Like any smart musician, Anderson .Paak occasionally turns to others to help refine his work. Still, the multi-dimensional musician didn’t know how to react earlier this year when a creative collaborator told him Oxnard —.Paak’s wild, funky, psychedelic, and seemingly finished new album — still needed tweaking.
“Yeah, that was definitely a big learning experience,” Paak says. Then again, when the collaborator is Dr. Dre, the iconic rapper-producer who not only helped discover .Paak but prominently featured him on his 2015 Compton LP, constructive criticism like that is easier to swallow.
“You need that,” .Paak now admits, “because you’ll go crazy when you’re making these albums if you don’t have nobody to be your co-pilot.” As it turned out, Dre, who is executive producing Oxnard, was spot-on with his assessment. “We went in for a few more weeks and that’s when the bulk of the album actually got done,” .Paak says of the more than 10 new tracks that form the core of the record. “And these were songs that I never thought I’d write.”
Working with Dre — a long-ago cemented legend who, in 2015, became hip-hop’s first billionaire when he and Jimmy Iovine sold their company Beats by Dre to Apple — is crucial for an artist like .Paak. For one, .Paak says, Dre has nothing to lose when cooking up experimental ideas in the studio. And plus, the soulful artist sees himself more in the lineage of James Brown rather than, say, Jeezy. To hear him tell it, .Paak wants nothing less than to “change pop music” entirely.
Malibu, his Grammy-nominated breakout 2016 album, was a sprawling, soulful slice of Stax-inspired sincerity.
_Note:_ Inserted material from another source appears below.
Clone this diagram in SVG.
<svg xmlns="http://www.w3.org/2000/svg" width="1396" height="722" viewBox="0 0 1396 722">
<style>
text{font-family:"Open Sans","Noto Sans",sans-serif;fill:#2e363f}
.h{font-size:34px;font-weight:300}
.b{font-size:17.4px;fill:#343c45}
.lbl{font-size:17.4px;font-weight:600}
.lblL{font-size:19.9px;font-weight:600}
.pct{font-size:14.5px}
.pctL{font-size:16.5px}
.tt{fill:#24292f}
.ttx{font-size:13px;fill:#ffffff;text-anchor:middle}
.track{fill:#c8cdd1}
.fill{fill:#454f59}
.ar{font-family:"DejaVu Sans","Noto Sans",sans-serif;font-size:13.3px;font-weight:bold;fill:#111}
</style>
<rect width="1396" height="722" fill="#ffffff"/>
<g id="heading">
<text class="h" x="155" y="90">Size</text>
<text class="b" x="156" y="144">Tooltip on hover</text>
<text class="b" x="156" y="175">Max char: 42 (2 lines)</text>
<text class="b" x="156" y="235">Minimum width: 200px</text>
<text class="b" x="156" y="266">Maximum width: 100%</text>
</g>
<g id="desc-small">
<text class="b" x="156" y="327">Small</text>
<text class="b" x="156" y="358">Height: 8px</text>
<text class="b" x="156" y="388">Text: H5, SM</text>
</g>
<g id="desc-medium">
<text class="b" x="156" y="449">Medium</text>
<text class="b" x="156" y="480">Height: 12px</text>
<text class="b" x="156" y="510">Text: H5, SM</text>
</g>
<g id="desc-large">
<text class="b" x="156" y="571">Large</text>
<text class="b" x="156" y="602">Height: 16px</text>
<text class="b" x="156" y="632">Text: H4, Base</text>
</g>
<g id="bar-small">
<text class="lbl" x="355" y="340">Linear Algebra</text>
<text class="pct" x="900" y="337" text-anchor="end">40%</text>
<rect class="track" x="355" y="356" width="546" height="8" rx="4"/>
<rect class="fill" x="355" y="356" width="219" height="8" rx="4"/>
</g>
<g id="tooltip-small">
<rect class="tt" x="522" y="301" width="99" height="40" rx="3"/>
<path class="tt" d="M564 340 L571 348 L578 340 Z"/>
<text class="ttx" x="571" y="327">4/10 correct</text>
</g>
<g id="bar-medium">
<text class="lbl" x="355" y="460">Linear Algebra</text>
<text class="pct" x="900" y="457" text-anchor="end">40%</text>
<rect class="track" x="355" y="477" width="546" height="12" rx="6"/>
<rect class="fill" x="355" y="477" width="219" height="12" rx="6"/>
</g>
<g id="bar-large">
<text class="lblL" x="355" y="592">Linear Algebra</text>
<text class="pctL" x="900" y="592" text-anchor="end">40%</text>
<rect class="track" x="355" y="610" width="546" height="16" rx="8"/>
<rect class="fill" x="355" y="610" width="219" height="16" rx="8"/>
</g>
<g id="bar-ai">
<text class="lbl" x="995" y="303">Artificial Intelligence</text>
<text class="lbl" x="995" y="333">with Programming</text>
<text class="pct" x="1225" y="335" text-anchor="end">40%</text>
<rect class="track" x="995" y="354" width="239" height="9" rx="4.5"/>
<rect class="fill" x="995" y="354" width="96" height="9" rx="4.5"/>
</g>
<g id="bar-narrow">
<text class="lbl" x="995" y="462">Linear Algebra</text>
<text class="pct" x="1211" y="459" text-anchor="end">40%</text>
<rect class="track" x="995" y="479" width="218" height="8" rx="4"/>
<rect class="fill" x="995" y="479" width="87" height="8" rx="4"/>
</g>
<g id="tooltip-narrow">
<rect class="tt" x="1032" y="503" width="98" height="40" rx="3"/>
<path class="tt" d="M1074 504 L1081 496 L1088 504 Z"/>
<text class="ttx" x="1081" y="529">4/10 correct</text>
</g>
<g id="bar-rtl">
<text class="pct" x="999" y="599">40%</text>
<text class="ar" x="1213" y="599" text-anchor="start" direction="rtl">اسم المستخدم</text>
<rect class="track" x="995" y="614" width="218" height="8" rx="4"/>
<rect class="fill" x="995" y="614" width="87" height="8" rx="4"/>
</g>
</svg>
But .Paak opens the sonic floodgates for Oxnard, which takes its name from his native city. “And that’s all I ever wanted to do,” says the singer, who uses the LP’s opening minutes to veer from Blaxploitation-era soundtrack music (“The Chase”) to classic West Coast gangsta rap (“Headlow”) and brass-anchored soul (“Tints”). Furthermore, he roped in a who’s-who of guest features to flesh out his vision including Kendrick Lamar, Q-Tip, J. Cole, and Pusha-T. In total, it makes for one of the most tantalizing and trippy hip-hop releases of the year. Or as the rapper describes it: “This album is Anderson .Paak with some big-ass brass cajones!”
Like him, .Paak says Dre also wants to cook up off-the-wall songs that alter listeners’ perception of what defines a contemporary hip-hop album. “That’s the one thing working with Dre,” .Paak adds. “It’s not like I’m trapped in there with some record execs or A&Rs who are like ‘What’s the single?’” The nasal-voiced musician lets out one of his trademark hyena-style laughs. “Nah, Dre is just trying to have the most fun. I almost have to scale him back a lot of times. Like ‘Let’s go back to the hook, Dre!’ He just wants to make the craziest music ever. Yeah, it was pure creative bliss.”
At 32, .Paak is, at least by hip-hop standards, a bit old to be having his breakout moment — a coming-out party driven by Malibu dominating critics’ year-end lists, and, in turn, propelling the emcee onto festival stages the world over. Not that .Paak’s swift ascension was for a lack of previous effort. The son of an African-American father and a South Korean mother, .Paak took up drums at 11 but spent the better part of the next two decades pursuing a music career while working odd jobs, logging session time as a drummer, and even selling drugs. Getting married in 2011, and becoming a father shortly thereafter, only further motivated him to make music his livelihood.
Having met Dre, and now living out his dream, .Paak is ready to push his ambition even further. “I’m in the era where everyone’s doing these sh—y-ass Auto Tune-y vibes,” he says bluntly. “So I gotta be unique.” Frankly, the rapper adds, he only wishes more outré albums like Oxnard were less of an outlier. “If it was the ‘70s I’d just have my chest hair out and be wearing cool outfits and I’d be up there [like] James Brown sweating all ugly,” he says. “That was the s—. Now it’s a whole different world.”
Plus, he says, having A-list admirers like Dre or say, Beyoncé and Bruno Mars — for whom he’s opened on their respective tours — the pressure is on to prove he actually belongs. “They’re all hit music-makers,” he notes, before adding with a massive dose of humility, “And me? I’m the guy that’s still gotta put some numbers on the board.”